Прием больных к тому времени закончился. В кабинете с надписью «Иннере амбуланц» (терапевтическая) находились одни врачи. Мы познакомились с Клеменсом, старшим этого отделения, затем с высоким худым французом Марселем Рене, прибывшим этапом раньше моего (судя по его номеру), с чехом Миреком. Сняв пенсне, чех, в знак приветствия, склонил голову с седым коротким ежиком («Такой молодой, и такой же, как я, седой!»). Буссе объяснил свой план Клеменсу, а меня предупредил:

— Сейчас проделаем с тобой маленький фокус! — и дал мне несколько таблеток.

Меня препроводили в нижнее отделение, уложили на кровать в изоляторе, сказали:

— Если придет арбайтс-айнзатцфюрер (эсэсовец — распределитель работ), скажи ему, что тебе плохо, ожидаешь операции.

В изоляторе после таблеток я почувствовал сильный озноб и жжение во всем теле. Тело горело, стало красным. Появились сыпь, пятна.

На следующий день в ревир прибежал распорядитель работ:

— Безобразие! Тут целый курорт устроили!.. — нападал он на Клеменса: — Еще вчера он был совершенно здоров. Я доложу коменданту!..

— У больного все признаки тифа! — спокойно оправдывался Клеменс.

Эсэсовец подошел к изолятору: — Долго собираешься болеть? — Не знаю. Извергнув порцию брани, не решившись, однако, войти внутрь, он зло пнул в дверь ногой. Появлялся еще дважды: видимо, работа ждала… На пятый день, разъяренный моим больным видом, он вычеркнул меня из списков: «Попадешь в паршивую команду!» Так я стал фельдшером амбулатории.

Первым делом меня переодели в такую же «зебру» побелее, как у обоих Руди и у всех врачей. Жить продолжал в блоке № 40, но отдыхать можно было в перерывах между утренней и вечерней работой в дощатом блоке во дворе санчасти, стоявшем над зданием с приемными покоями.
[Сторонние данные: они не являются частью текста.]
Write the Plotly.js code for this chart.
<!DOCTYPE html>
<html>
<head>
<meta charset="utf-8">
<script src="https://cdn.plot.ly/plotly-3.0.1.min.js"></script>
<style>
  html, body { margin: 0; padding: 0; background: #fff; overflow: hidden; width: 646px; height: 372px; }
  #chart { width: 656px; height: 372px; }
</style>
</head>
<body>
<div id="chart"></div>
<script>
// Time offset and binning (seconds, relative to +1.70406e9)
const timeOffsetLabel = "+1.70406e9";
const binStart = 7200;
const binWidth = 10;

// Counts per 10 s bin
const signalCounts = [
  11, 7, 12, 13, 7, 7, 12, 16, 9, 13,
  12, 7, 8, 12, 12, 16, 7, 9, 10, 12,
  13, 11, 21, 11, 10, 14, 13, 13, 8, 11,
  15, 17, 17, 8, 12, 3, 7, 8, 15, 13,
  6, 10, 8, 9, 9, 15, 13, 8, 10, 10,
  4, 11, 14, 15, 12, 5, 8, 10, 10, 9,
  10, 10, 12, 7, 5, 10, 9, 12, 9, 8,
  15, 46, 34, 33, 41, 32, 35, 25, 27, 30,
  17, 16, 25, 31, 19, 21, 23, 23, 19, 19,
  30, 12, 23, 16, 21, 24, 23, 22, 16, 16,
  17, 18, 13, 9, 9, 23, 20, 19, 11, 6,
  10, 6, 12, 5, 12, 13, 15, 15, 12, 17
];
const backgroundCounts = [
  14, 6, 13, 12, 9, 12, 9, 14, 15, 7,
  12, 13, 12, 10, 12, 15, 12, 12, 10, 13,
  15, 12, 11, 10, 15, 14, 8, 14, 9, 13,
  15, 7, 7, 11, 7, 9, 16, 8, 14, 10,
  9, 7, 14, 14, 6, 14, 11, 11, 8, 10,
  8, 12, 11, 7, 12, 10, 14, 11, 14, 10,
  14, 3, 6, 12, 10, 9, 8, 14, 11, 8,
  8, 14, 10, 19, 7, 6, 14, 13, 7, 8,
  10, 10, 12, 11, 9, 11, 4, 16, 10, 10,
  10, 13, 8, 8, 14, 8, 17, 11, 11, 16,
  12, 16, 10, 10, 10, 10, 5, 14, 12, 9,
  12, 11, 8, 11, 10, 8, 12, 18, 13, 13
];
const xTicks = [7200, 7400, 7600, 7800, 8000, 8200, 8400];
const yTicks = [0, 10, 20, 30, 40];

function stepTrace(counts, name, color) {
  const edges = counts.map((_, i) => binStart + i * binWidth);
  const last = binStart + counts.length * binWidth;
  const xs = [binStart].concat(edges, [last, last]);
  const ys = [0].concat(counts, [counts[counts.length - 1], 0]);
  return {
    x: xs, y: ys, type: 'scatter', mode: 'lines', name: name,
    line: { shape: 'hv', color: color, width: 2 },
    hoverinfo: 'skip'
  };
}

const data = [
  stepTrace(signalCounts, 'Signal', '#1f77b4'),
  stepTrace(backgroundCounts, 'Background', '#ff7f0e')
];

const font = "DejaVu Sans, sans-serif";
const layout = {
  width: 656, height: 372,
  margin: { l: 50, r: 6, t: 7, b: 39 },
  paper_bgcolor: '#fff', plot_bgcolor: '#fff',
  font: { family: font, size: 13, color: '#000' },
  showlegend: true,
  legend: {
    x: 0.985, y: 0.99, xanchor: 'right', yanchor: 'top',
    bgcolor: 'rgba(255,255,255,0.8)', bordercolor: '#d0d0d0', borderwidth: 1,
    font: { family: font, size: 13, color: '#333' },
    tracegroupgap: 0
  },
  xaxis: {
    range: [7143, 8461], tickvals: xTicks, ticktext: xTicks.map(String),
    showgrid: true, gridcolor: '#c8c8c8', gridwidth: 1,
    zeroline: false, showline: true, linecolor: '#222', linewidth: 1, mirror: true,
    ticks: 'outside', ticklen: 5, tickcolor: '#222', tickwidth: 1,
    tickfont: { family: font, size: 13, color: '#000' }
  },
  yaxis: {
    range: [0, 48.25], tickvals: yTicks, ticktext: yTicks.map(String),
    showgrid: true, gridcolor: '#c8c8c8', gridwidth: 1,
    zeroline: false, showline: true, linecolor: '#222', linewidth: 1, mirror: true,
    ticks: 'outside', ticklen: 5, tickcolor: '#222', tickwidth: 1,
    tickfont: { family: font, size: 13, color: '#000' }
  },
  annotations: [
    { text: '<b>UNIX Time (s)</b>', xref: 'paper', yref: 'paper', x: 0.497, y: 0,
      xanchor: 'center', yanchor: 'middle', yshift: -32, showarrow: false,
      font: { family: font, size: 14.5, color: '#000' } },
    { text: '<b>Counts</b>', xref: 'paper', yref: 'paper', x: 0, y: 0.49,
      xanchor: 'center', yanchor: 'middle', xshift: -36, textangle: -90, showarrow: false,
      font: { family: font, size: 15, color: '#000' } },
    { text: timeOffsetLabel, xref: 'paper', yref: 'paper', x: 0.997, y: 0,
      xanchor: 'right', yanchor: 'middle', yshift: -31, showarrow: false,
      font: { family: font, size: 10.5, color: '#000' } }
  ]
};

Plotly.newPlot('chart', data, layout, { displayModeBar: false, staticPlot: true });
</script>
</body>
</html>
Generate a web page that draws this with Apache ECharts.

Работа адская! За сутки каждому приходилось освидетельствовать по 200–250 пациентов. Первоначально проводился поверхностный осмотр: измерение температуры, выслушивание, выстукивание, замер пульса, пальпация, то, что называется установлением первичного диагноза. Если больной нуждался в освобождении от работы (смешно сказать «если», не было таких по нормальным меркам, кто бы «не нуждался», причем срочно! Но…) ему выдавался «шонунг». Если требовался более тщательный осмотр, лечение, процедуры или даже госпитализация, давалась записка «Цум Арцт». Он тоже освобождался от работы, осмотр и лечение проводились днем. В случае крайней необходимости клали в больничные палаты, терапевтические или хирургические. Койко-мест катастрофически не хватало!
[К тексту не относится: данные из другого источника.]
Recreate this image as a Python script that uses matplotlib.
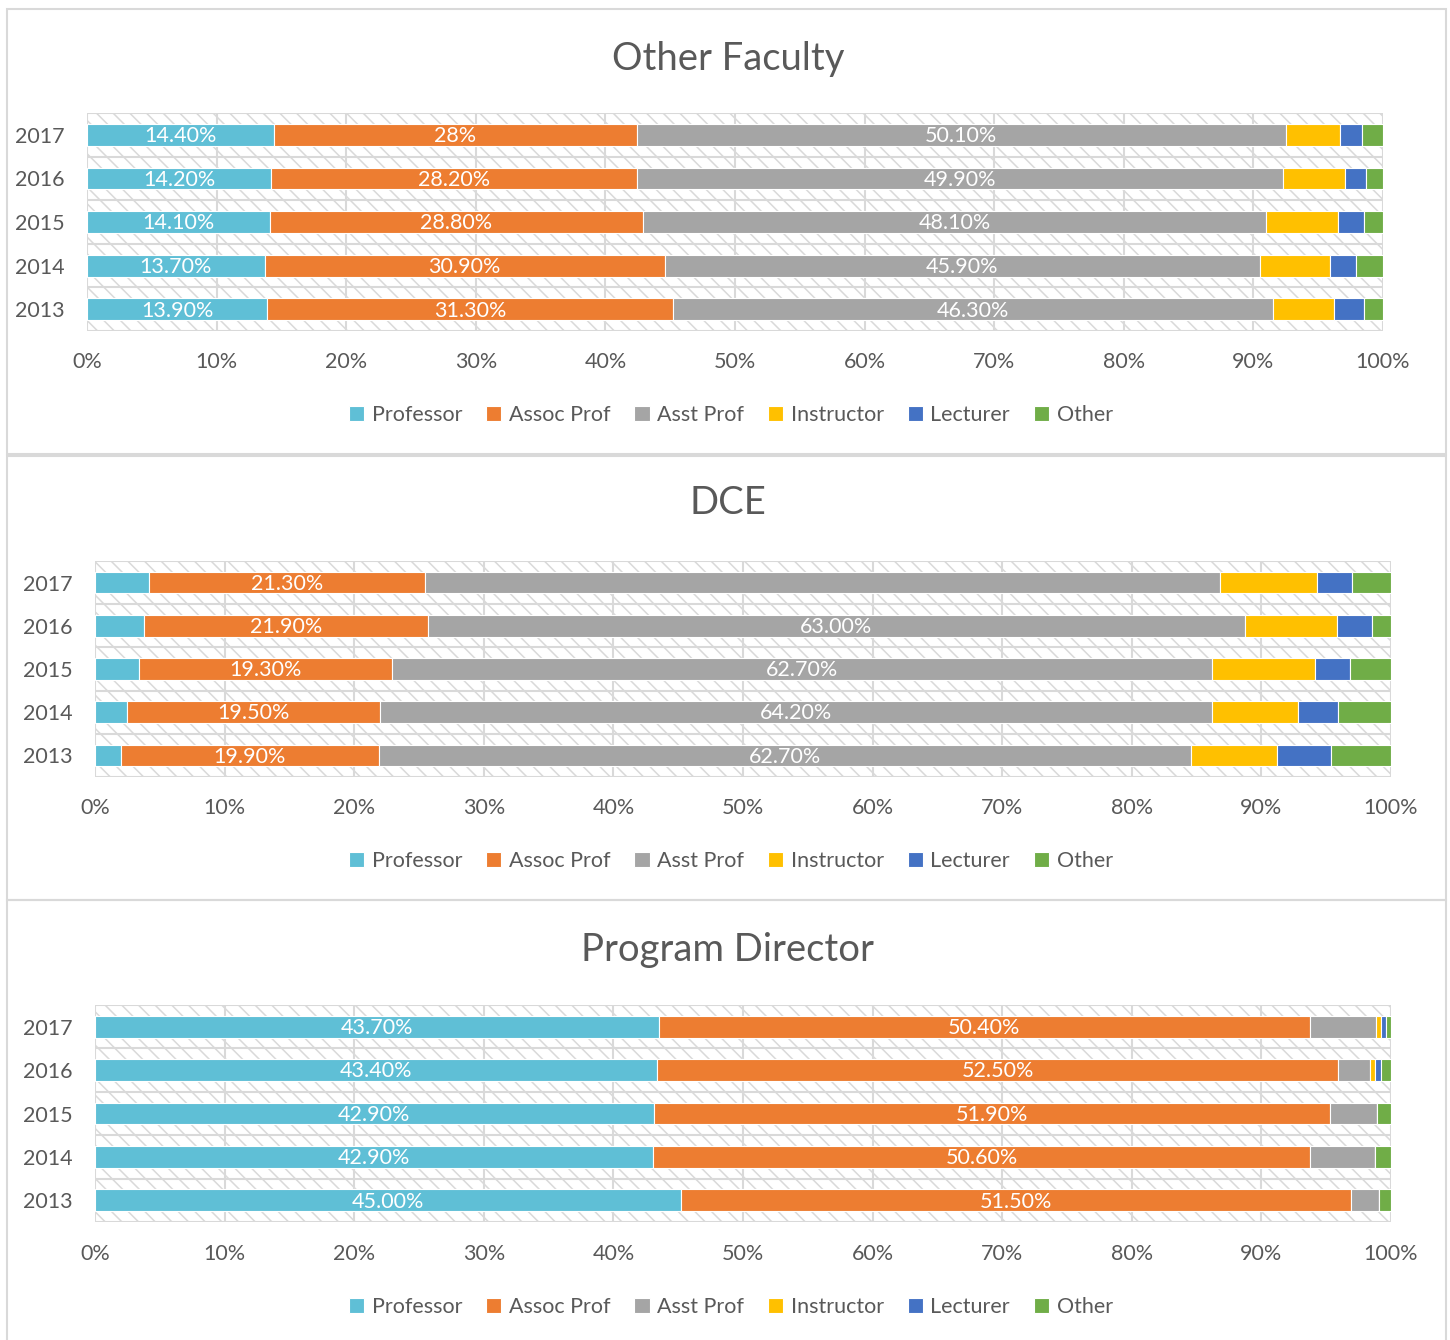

С помощью врачей — Рене, Клеменса и других я довольно быстро научился разбираться в болезнях сердца и легких, определять характерные шумы. Новые мои товарищи безотказно помогали, подучивали. Давали выслушивать шумы сухого и экссудативного плевритов, бронхиальной или крупозной пневмоний, пороков сердца, фтизии и др. Легочные и сердечные заболевания были здесь самыми распространенными. Немудрено: на горе Эттерсберг, где находился лагерь, климат был нездоровый, влажный, дули сильные ветра. Частые дожди, снег, холод насквозь пронизывали негреющую и насквозь продуваемую каторжанскую робу. Если представить, что аппель длился порой часами (при мне, на дожде со снегом и при сильном ветре, он однажды шел более восьми часов, пока не был найден повесившийся на сваях под блоком узник), то картина будет понятной. Впервые я увидел, что делали голод, холод и непосильный труд. «Лагерь уничтожения трудом» поистине оправдывал свое назначение. Страшные фусс-эдемы с язвами надували и растягивали кожу ног, она становилась тоньше папиросной бумаги, из язв-трещин текла вода. Сердце из-за крайнего ослабления-декомпенсации не в силах было перекачивать кровь и дать ей освободиться через почки от избытков жидкости: чтобы заглушить чувство голода — хоть чем-нибудь заполнить желудок, — узники пили чрезмерно много. Эдемы не давали права на освобождение. Но в тяжелых случаях, на собственный страх и риск, мы пренебрегали этим запретом начальника ревира — врача СС Шидлаусски, и давали шонунги: пусть несчастные хоть немного наберутся сил, поддержат свое сердце. Не продлевали ли мы этим лишь время их агонии? Не знаю, не знаю… трудно судить. Врачи всеми силами стремились помочь, но… как мало было этих сил и возможностей!

Я был в приемном покое единственным с русским винкелем. Ко мне часто обращались советские узники, югославы, поляки, прознавшие, что я знаю их язык. Другие врачи сами пересылали их ко мне: «Тебе же проще с ними общаться!»